TASK DIRECTIONS:
Return only those lines from the line containing "Reproduce this chart" to the line containing "from matplotlib.path import Path", both included, and please omit the pictures.

DATASET CONTENT:
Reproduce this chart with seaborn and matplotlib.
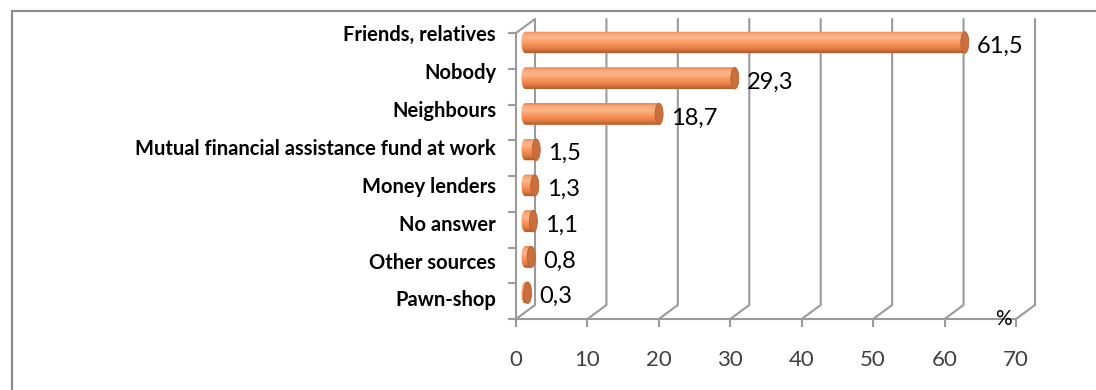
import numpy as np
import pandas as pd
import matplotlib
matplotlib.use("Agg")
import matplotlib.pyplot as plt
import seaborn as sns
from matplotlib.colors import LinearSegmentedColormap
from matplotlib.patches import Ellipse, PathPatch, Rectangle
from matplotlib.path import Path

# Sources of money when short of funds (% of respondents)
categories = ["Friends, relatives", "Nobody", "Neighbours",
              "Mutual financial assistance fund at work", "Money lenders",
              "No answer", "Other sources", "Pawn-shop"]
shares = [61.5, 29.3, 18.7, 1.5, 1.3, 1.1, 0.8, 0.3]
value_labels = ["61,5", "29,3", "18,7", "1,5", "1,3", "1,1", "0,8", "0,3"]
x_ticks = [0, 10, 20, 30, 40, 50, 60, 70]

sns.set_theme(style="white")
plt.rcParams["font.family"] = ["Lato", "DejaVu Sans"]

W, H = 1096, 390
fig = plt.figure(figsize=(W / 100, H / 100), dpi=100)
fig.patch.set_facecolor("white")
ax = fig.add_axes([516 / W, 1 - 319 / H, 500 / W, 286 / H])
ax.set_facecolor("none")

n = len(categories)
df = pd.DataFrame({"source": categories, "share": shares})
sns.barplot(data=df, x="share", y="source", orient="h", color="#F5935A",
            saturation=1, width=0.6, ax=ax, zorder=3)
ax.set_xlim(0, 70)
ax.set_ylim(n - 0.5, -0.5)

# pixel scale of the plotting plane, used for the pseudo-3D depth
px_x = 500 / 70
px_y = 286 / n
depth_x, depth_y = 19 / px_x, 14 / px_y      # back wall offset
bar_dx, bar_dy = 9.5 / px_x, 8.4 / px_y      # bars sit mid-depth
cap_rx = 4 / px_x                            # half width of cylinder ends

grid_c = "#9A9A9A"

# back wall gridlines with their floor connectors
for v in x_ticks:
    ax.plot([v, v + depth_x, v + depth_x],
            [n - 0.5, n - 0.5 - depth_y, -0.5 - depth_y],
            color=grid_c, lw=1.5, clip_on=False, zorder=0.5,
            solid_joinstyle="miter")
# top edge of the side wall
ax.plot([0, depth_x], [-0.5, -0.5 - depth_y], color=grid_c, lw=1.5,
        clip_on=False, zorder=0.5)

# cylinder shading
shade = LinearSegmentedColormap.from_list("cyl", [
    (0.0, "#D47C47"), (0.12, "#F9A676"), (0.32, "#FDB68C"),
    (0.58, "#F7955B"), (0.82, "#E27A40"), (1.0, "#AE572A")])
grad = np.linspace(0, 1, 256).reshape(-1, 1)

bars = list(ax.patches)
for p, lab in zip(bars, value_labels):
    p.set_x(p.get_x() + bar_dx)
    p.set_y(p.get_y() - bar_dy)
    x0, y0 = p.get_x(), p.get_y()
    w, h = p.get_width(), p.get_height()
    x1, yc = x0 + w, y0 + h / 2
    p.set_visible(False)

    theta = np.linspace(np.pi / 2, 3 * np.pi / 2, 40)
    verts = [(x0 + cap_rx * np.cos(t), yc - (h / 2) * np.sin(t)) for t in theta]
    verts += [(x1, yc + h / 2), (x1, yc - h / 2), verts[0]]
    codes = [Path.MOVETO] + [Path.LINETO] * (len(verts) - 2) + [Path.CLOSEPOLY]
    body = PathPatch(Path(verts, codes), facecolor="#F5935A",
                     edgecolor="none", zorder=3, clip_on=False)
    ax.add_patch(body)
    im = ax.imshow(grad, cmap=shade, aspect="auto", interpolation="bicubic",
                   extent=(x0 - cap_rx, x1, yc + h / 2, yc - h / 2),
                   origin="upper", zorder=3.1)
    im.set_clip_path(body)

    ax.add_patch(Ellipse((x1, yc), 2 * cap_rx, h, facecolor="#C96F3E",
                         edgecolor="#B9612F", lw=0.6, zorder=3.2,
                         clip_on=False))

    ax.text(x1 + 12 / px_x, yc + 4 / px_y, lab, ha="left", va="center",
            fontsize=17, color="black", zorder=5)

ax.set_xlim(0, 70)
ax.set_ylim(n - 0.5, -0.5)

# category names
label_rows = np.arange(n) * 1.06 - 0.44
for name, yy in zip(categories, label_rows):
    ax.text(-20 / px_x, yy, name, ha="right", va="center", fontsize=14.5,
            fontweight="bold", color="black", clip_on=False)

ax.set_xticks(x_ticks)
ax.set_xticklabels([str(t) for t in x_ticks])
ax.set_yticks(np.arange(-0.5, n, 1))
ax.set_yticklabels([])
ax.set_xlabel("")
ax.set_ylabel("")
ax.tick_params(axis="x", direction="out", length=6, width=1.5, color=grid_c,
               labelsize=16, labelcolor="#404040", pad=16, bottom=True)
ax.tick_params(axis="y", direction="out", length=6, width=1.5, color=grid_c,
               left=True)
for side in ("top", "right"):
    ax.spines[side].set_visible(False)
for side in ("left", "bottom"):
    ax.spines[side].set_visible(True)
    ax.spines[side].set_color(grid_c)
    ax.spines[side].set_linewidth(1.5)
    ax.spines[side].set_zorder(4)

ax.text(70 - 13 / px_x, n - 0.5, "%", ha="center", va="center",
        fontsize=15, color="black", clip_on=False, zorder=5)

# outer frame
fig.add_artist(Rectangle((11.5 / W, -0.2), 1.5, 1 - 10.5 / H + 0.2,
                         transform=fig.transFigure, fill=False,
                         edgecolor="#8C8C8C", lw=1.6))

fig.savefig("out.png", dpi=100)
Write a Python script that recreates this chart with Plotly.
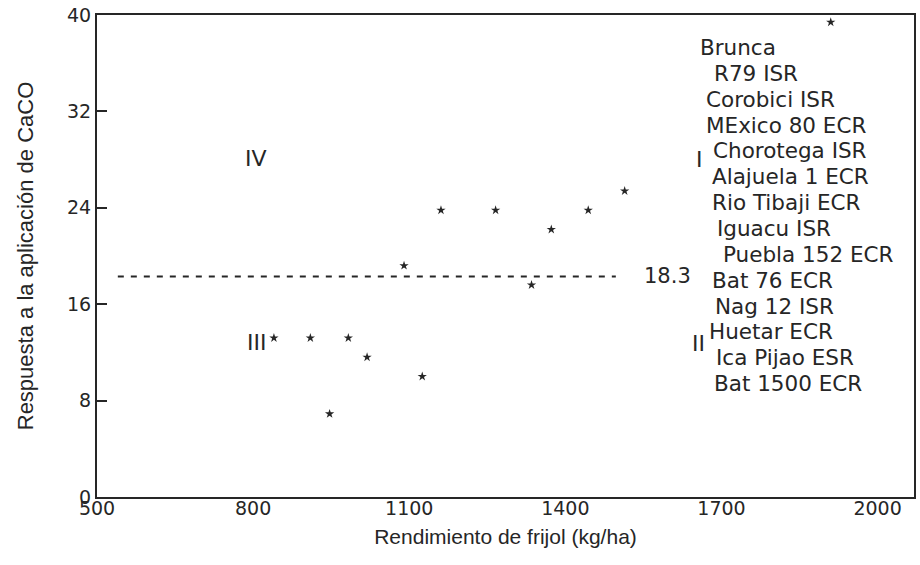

* * *

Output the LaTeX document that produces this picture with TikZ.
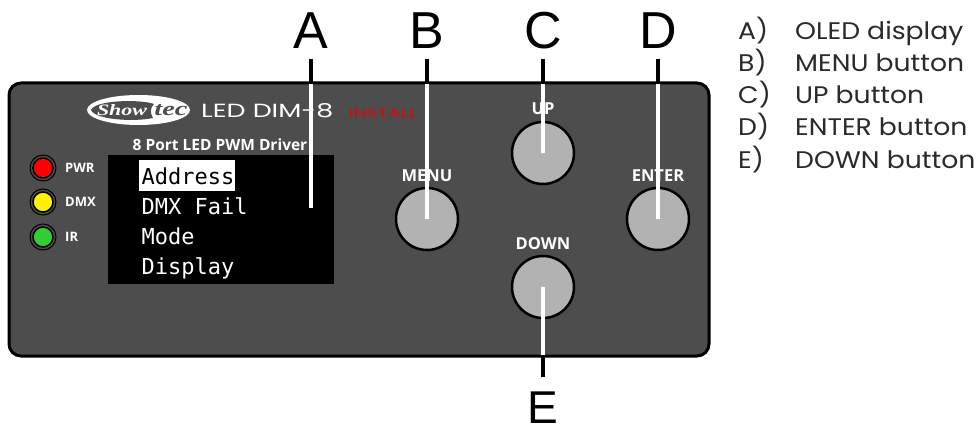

SOLUTION TO THIS EXERCISE:
Reproduce this chart with seaborn and matplotlib.
import numpy as np
import pandas as pd
import matplotlib
matplotlib.use("Agg")
import matplotlib.pyplot as plt
import seaborn as sns
from matplotlib.colors import LinearSegmentedColormap
from matplotlib.patches import Ellipse, PathPatch, Rectangle
from matplotlib.path import Path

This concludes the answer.